>> Start

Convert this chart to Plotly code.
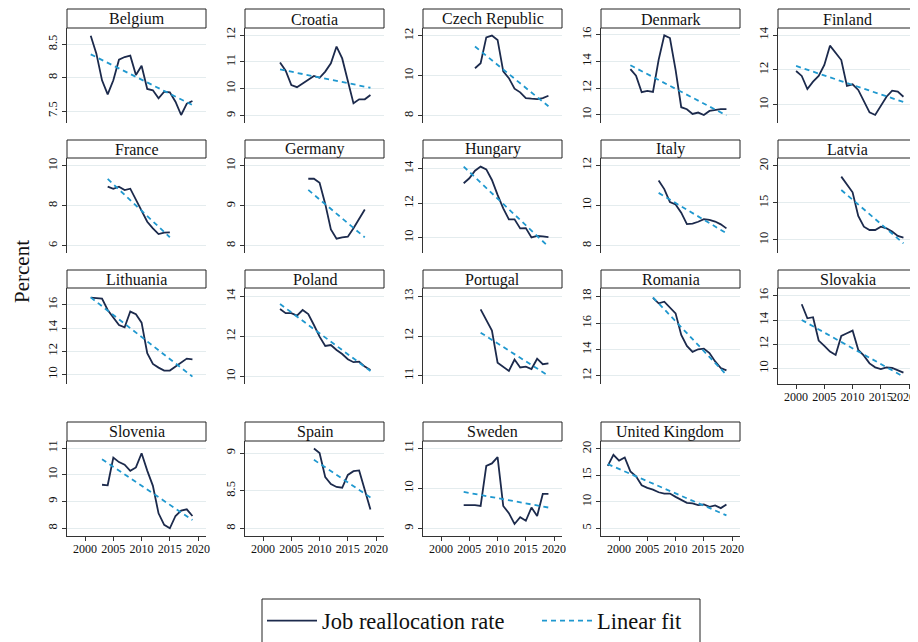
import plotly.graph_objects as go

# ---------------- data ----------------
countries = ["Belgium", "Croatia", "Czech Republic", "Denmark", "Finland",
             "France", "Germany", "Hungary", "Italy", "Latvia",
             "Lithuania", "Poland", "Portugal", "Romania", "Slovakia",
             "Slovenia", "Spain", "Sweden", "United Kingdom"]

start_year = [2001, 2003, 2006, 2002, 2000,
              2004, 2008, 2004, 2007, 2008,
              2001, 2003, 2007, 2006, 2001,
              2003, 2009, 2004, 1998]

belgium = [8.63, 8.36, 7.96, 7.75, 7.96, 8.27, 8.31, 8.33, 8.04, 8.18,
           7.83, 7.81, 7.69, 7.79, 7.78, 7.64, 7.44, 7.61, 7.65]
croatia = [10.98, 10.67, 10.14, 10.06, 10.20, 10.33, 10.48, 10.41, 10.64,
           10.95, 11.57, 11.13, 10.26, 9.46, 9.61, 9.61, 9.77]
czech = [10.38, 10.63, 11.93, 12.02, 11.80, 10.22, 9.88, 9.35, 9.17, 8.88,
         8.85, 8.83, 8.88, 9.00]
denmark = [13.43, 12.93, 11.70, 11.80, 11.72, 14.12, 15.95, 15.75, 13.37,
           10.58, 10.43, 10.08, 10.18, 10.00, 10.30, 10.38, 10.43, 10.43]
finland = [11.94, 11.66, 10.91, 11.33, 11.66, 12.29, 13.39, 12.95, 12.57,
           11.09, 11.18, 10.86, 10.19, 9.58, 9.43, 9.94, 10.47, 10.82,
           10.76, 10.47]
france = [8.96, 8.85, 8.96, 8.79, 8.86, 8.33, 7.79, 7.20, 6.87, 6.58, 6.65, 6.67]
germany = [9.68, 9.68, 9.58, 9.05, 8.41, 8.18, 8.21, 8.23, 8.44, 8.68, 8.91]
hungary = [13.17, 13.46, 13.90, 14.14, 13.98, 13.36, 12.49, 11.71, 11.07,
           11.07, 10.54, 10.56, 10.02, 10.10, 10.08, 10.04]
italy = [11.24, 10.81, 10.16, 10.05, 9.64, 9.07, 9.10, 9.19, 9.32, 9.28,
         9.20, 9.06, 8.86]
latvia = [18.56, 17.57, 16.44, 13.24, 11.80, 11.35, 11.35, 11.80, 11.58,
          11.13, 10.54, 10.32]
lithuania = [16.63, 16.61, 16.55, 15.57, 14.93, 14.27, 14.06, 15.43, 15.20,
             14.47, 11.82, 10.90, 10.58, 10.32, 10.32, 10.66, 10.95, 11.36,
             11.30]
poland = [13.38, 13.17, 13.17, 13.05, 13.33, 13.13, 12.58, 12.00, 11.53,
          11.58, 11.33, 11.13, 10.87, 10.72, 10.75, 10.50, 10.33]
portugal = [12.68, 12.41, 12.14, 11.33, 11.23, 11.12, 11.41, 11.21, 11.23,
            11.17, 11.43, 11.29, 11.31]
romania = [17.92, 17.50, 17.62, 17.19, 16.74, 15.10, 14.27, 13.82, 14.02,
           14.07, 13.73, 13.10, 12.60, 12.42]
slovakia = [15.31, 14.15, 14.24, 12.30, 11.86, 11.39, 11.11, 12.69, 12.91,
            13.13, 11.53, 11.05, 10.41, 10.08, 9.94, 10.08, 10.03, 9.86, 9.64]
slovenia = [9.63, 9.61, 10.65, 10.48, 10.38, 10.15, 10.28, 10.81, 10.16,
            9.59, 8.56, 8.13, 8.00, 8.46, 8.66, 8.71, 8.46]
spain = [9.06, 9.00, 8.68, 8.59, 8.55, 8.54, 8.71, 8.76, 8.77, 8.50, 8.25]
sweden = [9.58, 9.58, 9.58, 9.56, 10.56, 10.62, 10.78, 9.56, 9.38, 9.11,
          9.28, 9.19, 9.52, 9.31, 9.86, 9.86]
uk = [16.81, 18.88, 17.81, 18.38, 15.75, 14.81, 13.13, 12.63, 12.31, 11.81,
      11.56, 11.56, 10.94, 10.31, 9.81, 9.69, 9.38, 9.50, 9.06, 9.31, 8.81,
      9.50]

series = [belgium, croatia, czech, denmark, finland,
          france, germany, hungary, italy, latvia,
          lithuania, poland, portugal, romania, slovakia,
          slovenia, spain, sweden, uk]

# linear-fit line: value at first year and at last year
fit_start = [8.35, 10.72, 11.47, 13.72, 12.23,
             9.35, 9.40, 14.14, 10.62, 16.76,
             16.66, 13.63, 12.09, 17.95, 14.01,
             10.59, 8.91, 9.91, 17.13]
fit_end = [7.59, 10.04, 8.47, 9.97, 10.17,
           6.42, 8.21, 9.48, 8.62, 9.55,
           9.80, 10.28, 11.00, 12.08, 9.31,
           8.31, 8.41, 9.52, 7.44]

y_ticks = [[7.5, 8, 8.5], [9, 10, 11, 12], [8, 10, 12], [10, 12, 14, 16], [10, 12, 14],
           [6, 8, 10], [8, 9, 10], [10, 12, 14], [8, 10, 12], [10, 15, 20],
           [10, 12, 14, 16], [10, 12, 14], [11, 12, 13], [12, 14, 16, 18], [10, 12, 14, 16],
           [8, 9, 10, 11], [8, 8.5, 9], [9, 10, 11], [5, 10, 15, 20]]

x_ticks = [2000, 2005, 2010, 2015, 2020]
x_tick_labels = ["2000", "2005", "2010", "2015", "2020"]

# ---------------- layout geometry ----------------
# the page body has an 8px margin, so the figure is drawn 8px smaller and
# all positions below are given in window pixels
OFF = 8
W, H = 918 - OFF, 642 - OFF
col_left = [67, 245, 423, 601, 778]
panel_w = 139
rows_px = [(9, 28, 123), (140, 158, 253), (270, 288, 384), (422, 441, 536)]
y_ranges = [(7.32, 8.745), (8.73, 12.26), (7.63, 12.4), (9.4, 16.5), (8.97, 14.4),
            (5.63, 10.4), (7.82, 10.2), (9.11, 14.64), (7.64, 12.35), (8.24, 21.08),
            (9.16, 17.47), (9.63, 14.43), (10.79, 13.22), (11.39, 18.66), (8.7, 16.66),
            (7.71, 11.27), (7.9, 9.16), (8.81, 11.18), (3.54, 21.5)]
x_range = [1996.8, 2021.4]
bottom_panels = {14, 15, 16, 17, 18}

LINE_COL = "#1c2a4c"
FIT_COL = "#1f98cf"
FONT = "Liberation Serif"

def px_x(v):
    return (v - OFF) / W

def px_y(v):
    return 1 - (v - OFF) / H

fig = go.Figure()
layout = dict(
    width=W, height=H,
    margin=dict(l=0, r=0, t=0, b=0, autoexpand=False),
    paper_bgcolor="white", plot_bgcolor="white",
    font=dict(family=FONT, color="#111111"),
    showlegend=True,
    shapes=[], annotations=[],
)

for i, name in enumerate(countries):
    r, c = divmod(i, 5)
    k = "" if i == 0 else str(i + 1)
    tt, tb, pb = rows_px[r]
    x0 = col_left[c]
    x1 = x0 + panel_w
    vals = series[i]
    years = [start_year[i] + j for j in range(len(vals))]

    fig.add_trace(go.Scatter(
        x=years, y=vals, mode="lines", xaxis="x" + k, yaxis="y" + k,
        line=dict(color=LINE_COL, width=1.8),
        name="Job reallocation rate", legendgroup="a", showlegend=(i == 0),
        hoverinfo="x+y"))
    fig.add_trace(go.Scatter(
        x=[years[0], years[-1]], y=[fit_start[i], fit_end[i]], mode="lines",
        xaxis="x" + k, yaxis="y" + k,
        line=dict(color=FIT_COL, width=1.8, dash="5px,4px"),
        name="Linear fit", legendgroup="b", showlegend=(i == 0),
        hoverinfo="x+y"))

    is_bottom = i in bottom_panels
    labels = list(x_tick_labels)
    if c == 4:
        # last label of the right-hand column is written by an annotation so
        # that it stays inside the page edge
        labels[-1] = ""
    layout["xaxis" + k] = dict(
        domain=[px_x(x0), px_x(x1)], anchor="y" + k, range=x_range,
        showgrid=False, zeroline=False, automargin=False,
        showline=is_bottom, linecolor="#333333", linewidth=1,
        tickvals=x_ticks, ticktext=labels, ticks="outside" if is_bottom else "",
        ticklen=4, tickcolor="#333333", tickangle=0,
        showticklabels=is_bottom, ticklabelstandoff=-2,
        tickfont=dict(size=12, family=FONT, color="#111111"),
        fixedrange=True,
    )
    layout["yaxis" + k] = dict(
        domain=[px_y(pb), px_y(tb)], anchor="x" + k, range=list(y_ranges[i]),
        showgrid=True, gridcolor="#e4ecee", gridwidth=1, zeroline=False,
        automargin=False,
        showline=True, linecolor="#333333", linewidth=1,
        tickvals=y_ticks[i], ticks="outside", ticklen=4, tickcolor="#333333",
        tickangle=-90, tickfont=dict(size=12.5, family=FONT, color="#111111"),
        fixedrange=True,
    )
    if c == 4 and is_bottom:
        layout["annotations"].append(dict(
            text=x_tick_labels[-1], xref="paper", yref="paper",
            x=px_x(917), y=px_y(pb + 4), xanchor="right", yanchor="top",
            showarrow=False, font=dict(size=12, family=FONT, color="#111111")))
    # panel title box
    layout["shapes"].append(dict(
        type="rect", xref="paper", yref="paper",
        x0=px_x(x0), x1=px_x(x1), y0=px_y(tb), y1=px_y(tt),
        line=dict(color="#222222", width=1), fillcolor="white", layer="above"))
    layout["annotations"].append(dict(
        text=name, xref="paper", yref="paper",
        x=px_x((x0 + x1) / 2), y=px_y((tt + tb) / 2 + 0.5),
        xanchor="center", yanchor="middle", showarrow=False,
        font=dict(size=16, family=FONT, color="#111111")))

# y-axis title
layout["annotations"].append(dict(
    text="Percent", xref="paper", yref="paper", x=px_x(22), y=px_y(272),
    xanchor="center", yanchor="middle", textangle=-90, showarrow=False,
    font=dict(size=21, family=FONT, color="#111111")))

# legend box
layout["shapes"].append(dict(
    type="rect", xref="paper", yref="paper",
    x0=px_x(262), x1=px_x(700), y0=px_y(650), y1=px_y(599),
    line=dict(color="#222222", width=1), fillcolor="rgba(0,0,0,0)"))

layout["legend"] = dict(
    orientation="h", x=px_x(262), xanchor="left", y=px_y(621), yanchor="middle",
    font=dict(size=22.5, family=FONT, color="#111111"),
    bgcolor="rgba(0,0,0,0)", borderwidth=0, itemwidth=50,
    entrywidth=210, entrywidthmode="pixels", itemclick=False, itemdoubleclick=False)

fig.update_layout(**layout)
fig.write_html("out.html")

>> End

Work to be completed – Every line from the top of the material above through the line with "2003, 2009, 2004, 1998]" should be duplicated exactly, please; leave out the pictures.

Exercise response –
Convert this chart to Plotly code.
import plotly.graph_objects as go

# ---------------- data ----------------
countries = ["Belgium", "Croatia", "Czech Republic", "Denmark", "Finland",
             "France", "Germany", "Hungary", "Italy", "Latvia",
             "Lithuania", "Poland", "Portugal", "Romania", "Slovakia",
             "Slovenia", "Spain", "Sweden", "United Kingdom"]

start_year = [2001, 2003, 2006, 2002, 2000,
              2004, 2008, 2004, 2007, 2008,
              2001, 2003, 2007, 2006, 2001,
              2003, 2009, 2004, 1998]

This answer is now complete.